With traditional financing, credit score issues, low income, or inconsistent employment can prevent a buyer from securing a loan. Hard money lenders are less concerned with these factors and more interested in the property’s condition and value. As a result, they can approve loans more readily, offering buyers a better chance to close the deal quickly.


  1. Property Flexibility

Many hard money loans are asset-based, which gives borrowers the flexibility to purchase a broader range of properties, including those in poor condition. Traditional lenders often reject properties needing major renovations or structural work because they view these as high-risk investments.
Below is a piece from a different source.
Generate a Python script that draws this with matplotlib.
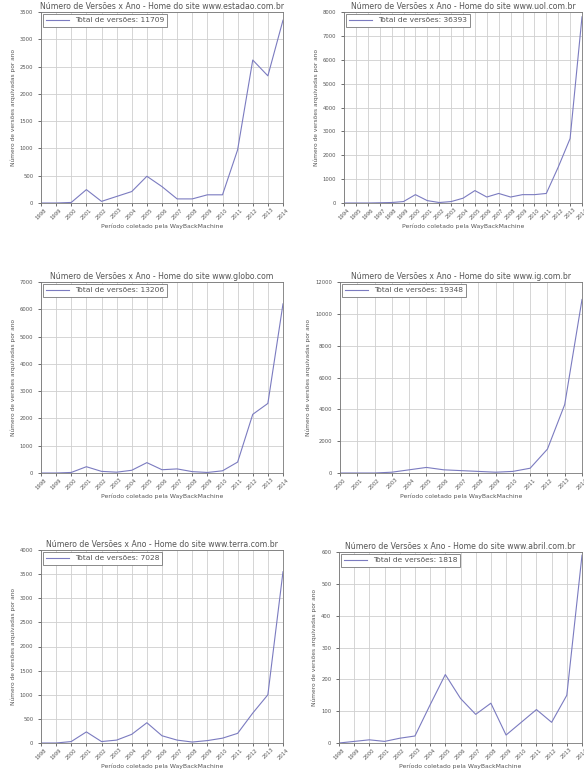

Hard money lenders, however, are typically more open to these types of properties since they know investors often seek undervalued properties for flips or significant improvements.


  1. Great for Short-Term Investment Projects

Hard money is particularly attractive for investors who intend to renovate and sell, or refinance once renovations are complete. While the interest rates may be higher, the loan duration is often shorter, typically ranging from six months to a few years. This short-term nature makes hard money an ideal choice for “fix and flip” projects, where an investor buys a distressed property, renovates it quickly, and resells it at a profit.


  1. Potential for Quick Profit Offset

Though hard money loans have higher interest rates, they can allow investors to seize opportunities that bring in substantial profits. For example, an investor who is able to quickly purchase, renovate, and sell a property can often offset the interest cost with their profit margin. In cases where property prices are rising, the potential gains from a fast turnaround can make the additional cost worthwhile.


Addressing the Cost Factor

While interest rates on hard money loans tend to be higher, borrowers often find these costs acceptable in exchange for the speed and flexibility provided. It’s essential to calculate the full cost of the loan, including potential fees, and to weigh this against the potential profit from the property deal. For a successful investment, buyers should ensure they have a clear exit strategy, whether through refinancing with a traditional loan after a property is stabilized or by selling the property.


When to Use Hard Money Over Traditional Financing

Hard money loans can be beneficial in situations such as:

  • Hot markets where properties sell quickly, and delays in financing can cost a deal.

  • Auction purchases or distressed properties, which often require fast, unconditional financing.

  • Investors and developers looking to flip properties who need a quick injection of capital.

  • Buyers with unique property choices, like fixer-uppers or commercial conversions, which may not qualify for traditional loans.



Despite higher interest rates, hard money loans serve a unique purpose in the real estate market. They provide fast, accessible financing for buyers and investors, enabling them to secure properties that might otherwise slip through their fingers. While not ideal for all situations, hard money loans can be the perfect solution for those who prioritize speed and flexibility in property purchases. When used strategically, hard money can help investors capitalize on time-sensitive opportunities and gain a competitive edge in the market.